Anise Hyssop is a perennial flowering plant with culinary, herbal and medicinal properties. Although it is known as Anise Hyssop, it is only remotely related to Hyssop and even more distantly to Anise. It is in the Mint Family.
It’s taste bears a hint of mint ,a hint of licorice and a hint of hyssop, but not an over powering amount of either. Also referred to as licorice mint, blue giant hyssop, Hummingbird Mint.
Anise Hyssop also has aesthetic value in landscaping schemes as it produces attractive blue-lavender to purplish spikes of flowers. The flowers appear in mid spring and are magnets to bees and butterflies, as well as some small birds in certain regions. The flowers have a long season, will generally continue till late summer.

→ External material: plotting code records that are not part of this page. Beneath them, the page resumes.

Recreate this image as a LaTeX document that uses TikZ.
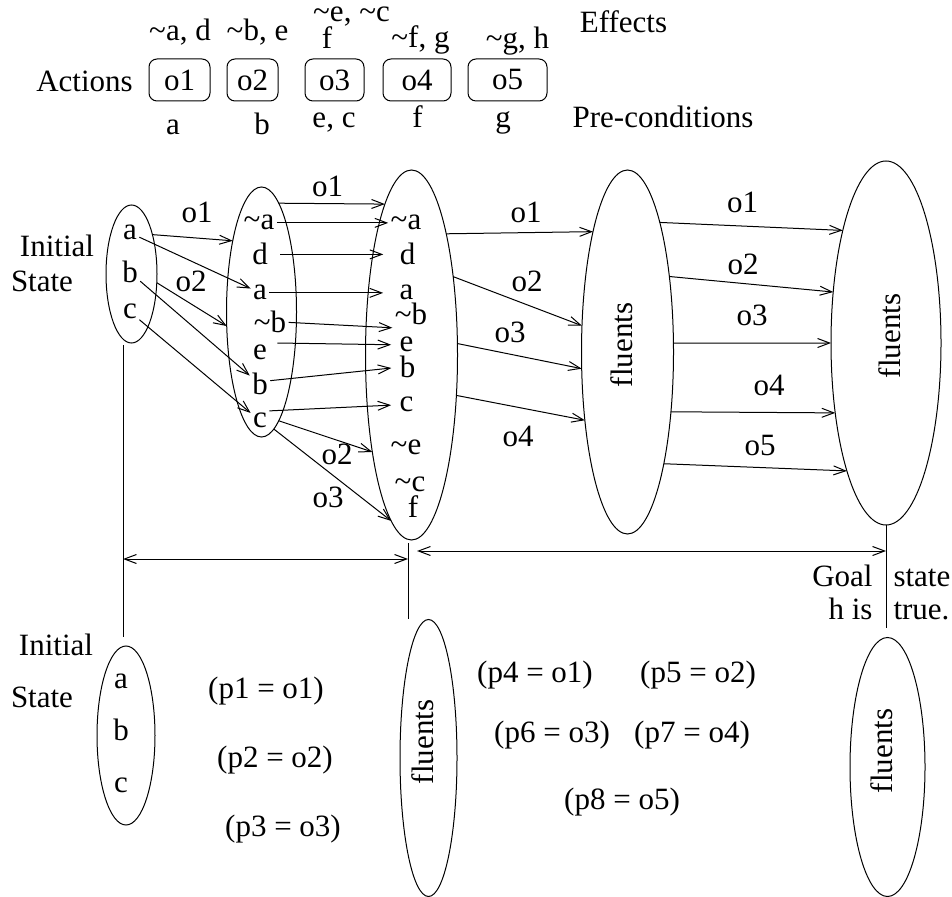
\documentclass[tikz,border=0pt]{standalone}
\usepackage{fontspec}
\setmainfont{Liberation Serif}
\usetikzlibrary{arrows.meta,shapes.geometric}

\newcommand{\notf}{\textasciitilde}

\begin{document}
\begin{tikzpicture}[x=0.5pt,y=-0.5pt,line width=0.5pt,font=\rmfamily\fontsize{15.5}{18}\selectfont,
  >={Straight Barb[length=6pt,width=4.5pt]},
  txt/.style={inner sep=0pt,anchor=base},
  lt/.style={inner sep=1pt,anchor=base},
  st/.style={draw,ellipse,inner sep=0pt,outer sep=0pt},
  act/.style={draw,rounded corners=4pt,inner sep=0pt,minimum height=21pt}]
\useasboundingbox (0,0) rectangle (952,897);

\node[txt] (actions) at (84.5,92) {Actions};
\foreach \n/\x/\w in {1/179.5/30.5,2/252.5/25.5,3/334.5/29.5,4/417/34,5/507.5/39.5}
  \node[act,minimum width=\w pt] (o\n) at (\x,80) {o\n};
\node[txt] (eff1) at (180,41) {\notf a, d};
\node[txt] (eff2) at (257.5,41) {\notf b, e};
\node[txt] (eff3) at (351.5,22) {\notf e, \notf c};
\node[txt] (eff3b) at (327,49) {f};
\node[txt] (eff4) at (420.5,48) {\notf f, g};
\node[txt] (eff5) at (517.5,49) {\notf g, h};
\node[txt] (effects) at (623.5,33) {Effects};
\node[txt] (pre1) at (173,135) {a};
\node[txt] (pre2) at (262,135) {b};
\node[txt] (pre3) at (334,128) {e, c};
\node[txt] (pre4) at (417.5,128) {f};
\node[txt] (pre5) at (503,128) {g};
\node[txt] (precond) at (663,128) {Pre-conditions};

\node[txt] (init) at (57,257) {Initial};
\node[txt] (state) at (42,292) {State};
\node[st,minimum width=25.5pt,minimum height=69pt] (st0) at (131.5,274) {};
\node[st,minimum width=35pt,minimum height=125pt] (st1) at (261.5,312) {};
\node[st,minimum width=46pt,minimum height=185pt] (st2) at (411.5,355) {};
\node[st,minimum width=46pt,minimum height=182pt] (fl1) at (627.5,352) {};
\node[st,minimum width=55pt,minimum height=182pt] (fl2) at (886,343) {};
\node[rotate=90] (flt1) at (622,345) {fluents};
\node[rotate=90] (flt2) at (890,336) {fluents};

\foreach \l/\y in {a/240,b/283,c/319} \node[lt] (\l0) at (130,\y) {\l};
\node[lt] (na1) at (259,230) {\notf a};
\node[lt] (d1) at (260,265) {d};
\node[lt] (a1) at (260,300) {a};
\node[lt] (nb1) at (270,333) {\notf b};
\node[lt] (e1) at (260,360) {e};
\node[lt] (b1) at (260,395) {b};
\node[lt] (c1) at (260,428) {c};
\node[lt] (na2) at (406,230) {\notf a};
\node[lt] (d2) at (407.5,265) {d};
\node[lt] (a2) at (406.5,300) {a};
\node[lt] (nb2) at (411,325) {\notf b};
\node[lt] (e2) at (406.5,352) {e};
\node[lt] (b2) at (407.5,378) {b};
\node[lt] (c2) at (406.5,412) {c};
\node[lt] (ne2) at (406,455) {\notf e};
\node[lt] (nc2) at (410,492) {\notf c};
\node[lt] (f2) at (413,517) {f};

\draw[->] (st0.62) -- (st1.112);
\node[txt] (l01) at (197,223) {o1};
\draw[->] (a0) -- (a1);
\draw[->] (st0.-19) -- (st1.202);
\node[txt] (l02) at (191,292) {o2};
\draw[->] (b0) -- (b1);
\draw[->] (c0) -- (c1);

\draw[->] (st1.81.5) -- (st2.100);
\node[txt] (l11) at (327.5,197) {o1};
\draw[->] (na1) -- (na2);
\draw[->,shorten <=5pt,shorten >=7pt] (d1) -- (d2);
\draw[->,shorten >=7pt] (a1) -- (a2);
\draw[->] (nb1.east) -- (nb2.south west);
\draw[->,shorten <=4pt,shorten >=3pt] (e1.north east) -- (e2.west);
\draw[->,shorten >=3pt] (b1.20) -- (b2.west);
\draw[->,shorten >=3pt] (c1.north east) -- (c2.west);
\draw[->] (st1.-81) -- (st2.-112.7);
\node[txt] (l12) at (337,465) {o2};
\draw[->] (st1.-84.5) -- (st2.-97.3);
\node[txt] (l13) at (328,508) {o3};

\foreach \s/\t/\x/\y/\o in {74.5/106/526/223/1,62.6/150.3/527/292/2,14.7/200.4/510/343/3,-42.4/238.3/518/447/4} {
  \draw[->] (st2.\s) -- (fl1.\t);
  \node[txt] (l2\o) at (\x,\y) {o\o};
}
\foreach \s/\t/\x/\y/\o in {76.1/111.2/742.5/213/1,61.6/136/743/275/2,11.1/180/752/326/3,-54.6/234/769/396/4,-72/253.5/760/456/5} {
  \draw[->] (fl1.\s) -- (fl2.\t);
  \node[txt] (l3\o) at (\x,\y) {o\o};
}

\coordinate (t0) at (123,345);
\coordinate (u0) at (123,637);
\coordinate (t1) at (408,543);
\coordinate (u1) at (408,619);
\coordinate (u2) at (886,628);
\draw (t0) -- (u0);
\draw (t1) -- (u1);
\draw (fl2.south) -- (u2);
\coordinate (ar0) at (123,559);
\coordinate (ar1) at (408,559);
\coordinate (ar2) at (417,551);
\coordinate (ar3) at (886,551);
\draw[<->] (ar0) -- (ar1);
\draw[<->] (ar2) -- (ar3);
\node[txt,anchor=base east] (goal) at (873,586) {Goal};
\node[txt,anchor=base east] (his) at (873,619) {h is};
\node[txt,anchor=base west] (gstate) at (893,586) {state};
\node[txt,anchor=base west] (gtrue) at (893,619) {true.};

\node[txt] (init2) at (56,655) {Initial};
\node[txt] (state2) at (42,707) {State};
\node[st,minimum width=29pt,minimum height=89.5pt] (sb0) at (126,735.5) {};
\foreach \l/\y in {a/688,b/740,c/792} \node[lt] (\l3) at (121,\y) {\l};
\node[st,minimum width=28.5pt,minimum height=138.5pt] (sb1) at (428.5,758) {};
\node[rotate=90] (flt3) at (423,742) {fluents};
\node[st,minimum width=37.5pt,minimum height=129.5pt] (sb2) at (887.5,767) {};
\node[rotate=90] (flt4) at (882,751) {fluents};
\foreach \n/\x/\y/\o in {1/266/698/1,2/275/767/2,3/283/836/3,4/535/682/1,5/698/682/2,6/552/742/3,7/692/742/4,8/622/809/5}
  \node[txt] (eq\n) at (\x,\y) {(p\n{} = o\o)};
\end{tikzpicture}
\end{document}
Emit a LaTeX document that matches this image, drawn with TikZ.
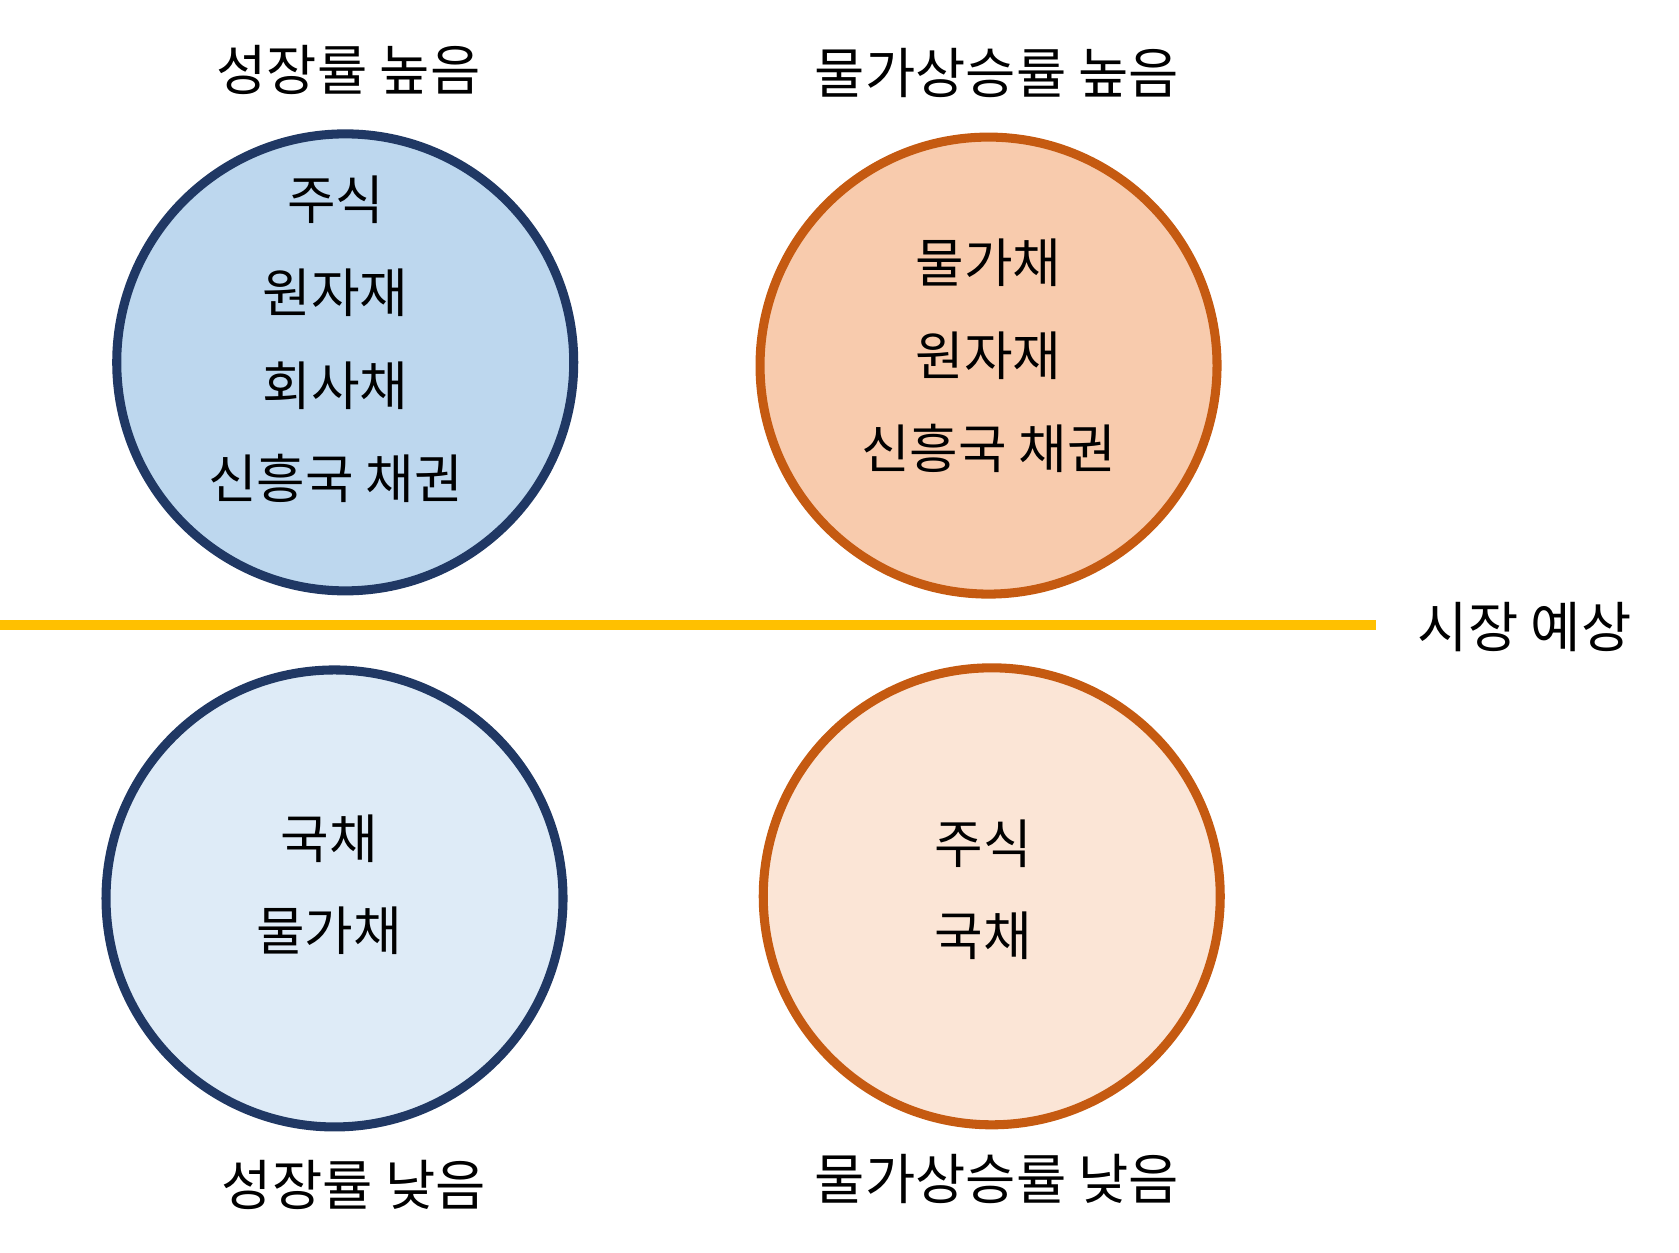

It can be started from seed, seedlings for transplant or cuttings in the spring, summer or fall. Once planted in the garden it should begin producing flowers in its second year, assuming it is otherwise healthy and in a suitable environment. See- Planting Guide Anise-Hyssop
Medicinal Properties of Anise-Hyssop
Limonene is a primary component in anise hyssop essential oils. Also found in citrus peels it is commonly used as a flavoring and in the manufacture of drugs, pharmaceuticals and dietary supplements that promote weight loss, treat bronchitis, help to prevent and treat cancers. breast cancer in particular.
Limonene is a powerful antioxidant, has anti-inflammatory properties, anti-carcinogenic properties, and promotes weight loss by appetite reduction and enhanced metabolism.
It is also used to dissolve gallstones.
Methyleugenol, an essential oil in Anise Hyssop has a mild sedative effect which helps to reduce anxiety.
Methyleugenol is very widespread in nature and has know sedative attributes. See – CRC Handbook of Medicinal Spices
Methyl Chavicol is the compound in Anise Hyssop which imparts the Anise flavor and licorice taste, it is also known as estragole. Estragole is used in perfumes and flavorings commercially. “Plants lacking methyl chavicol do not smell of anise” – Culinary Herbs By Ernest Small, National Research Council Canada.
This same natural compound is also found in varying degrees in basil, fennel, and tarragon. It is a compound used to make sweet basil essential oil. Itis used to treat indigestion, nausea, motion sickness, constipation, respiratory problems. It is also suggested as a treatment for diabetes, but there is very limited evidence as to its usefulness in this respect.
Culinary Uses for Anise Hyssop
It was first used by several Native American Indian groups. “An infusion of anise hyssop and elk mint is a traditional remedy for colds and chest pain used by the Chippewa (Moerman 1991). It is thought to have sedative properties (Winkelman 1986).” – Georgetown University Medical Center – Urban Herbs
Anise-Hyssop Tea has an appealing taste and was used as a medicinal tea. it also serves as a seasoning for meats, in sauces and baked goods and is sometimes candied. The leaves can be used as a substitute for either anise or mint in various recipes. Commercially, it is used in many liqeurs, and also as a flavoring for root beer.
Anise Hyssop Tea
To make a simple Anise Hyssop tea bring water to a boil first then add the leaves. Steep a handful of leaves in after reducing the heat, it is relatively mild as opposed to some herbs so there’s not really a concern of using too much – just use your judgement. – Allow it to sit on a low heat for a good 10 minutes and you will have a cup of tea with a pale green color and a fairly strong licorice aroma – that’s the methyl chavicol you are smelling, you’ll also notice a hint of peppermint – although some people describe it as wintergreen combined with other herbaceous undertones.
The flavor is sweet and smooth and does not generally require enhancements such as honey or sugar. It is mellow and smooth without any bitterness or astringency. It also makes an awesome herbal iced tea.